If you are going to be a single-family rental home investor in Key West, one of the most important terms you need to know what After Repair Value (ARV) is. The value of a property that has been fixed up or renovated is called the after repair value. More specifically, ARV refers to the estimated future value of the property, including all of the repairs and improvements. To figure out your property’s ARV and use it correctly, you will first need to know how to calculate it accurately.
To calculate your property’s after repair value, do a competitive market analysis. That is one of the best ways to do it. Look at comparable properties (comps) that have recently sold so you get a good idea of what your property’s new market value is going to be. Newly-sold properties similar to your new, improved rental house will most likely be listed so most investors would start by searching the multiple listing service (MLS). To start, you will want to find comps that are very similar to your property in age, size, location, construction method and style, and condition. Look for at least three recently sold comps (i.e., sold within the last 90 days) that detail recent upgrades or improvements.
Calculate your property’s after repair value after you have found three or more decent comps. One way is to compute the average sales price of the comps you found. For example, if you found three good comps, add their sold prices together, then divide by three, you would have the average price. The answer to your computation is your property’s after repair value (ARV), a number that should be used to estimate the likely sales price of your own single-family rental house after improvements and repairs.

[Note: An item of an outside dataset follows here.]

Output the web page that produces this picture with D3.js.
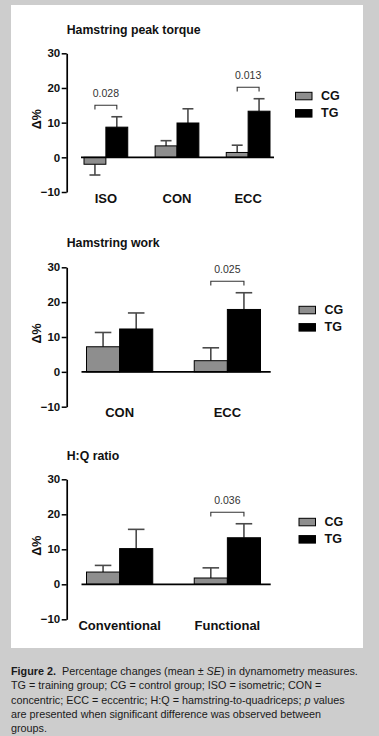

If you want to be more precise, you can calculate your property’s after repair value by figuring out the average price per square foot of your comparable properties. Dividing the total sales price by the average square footage of your comps will give you this number. With an average price per square foot, you can then multiply that price by the number of square feet in your rental property. This method will a bit more precise than the first one, although you will need to do a few extra steps.
Once you know your property’s ARV, you can use it in several ways. For one, it helps in setting a more accurate rental rate. Once you understand how your improved property compares to others in the neighborhood, you can be sure that you are maximizing your rental home’s potential. After repair value is also one figure investors use when buying investment properties.
When purchasing property for investment, take 70% of the property’s after repair value and subtract the cost of repairs and improvements. The resulting figure will be the offer price. This will help you know where to start bidding for a property. In some cases, investors may go as high as 80% ARV, which significantly increases the chance of an acceptable offer. Don’t forget that the higher the ARV you use to determine your offer price, the higher the risk for your profit margins after the fact.
Calculating an accurate after repair value takes practice and skill. While several investors learn to do so on their own, you can opt to seek the assistance of a real estate professional or property management expert. Both can help you locate comparable properties and at the same time ensure that your calculations reflect the true nature of the property, its location, and its future potential as a rental house.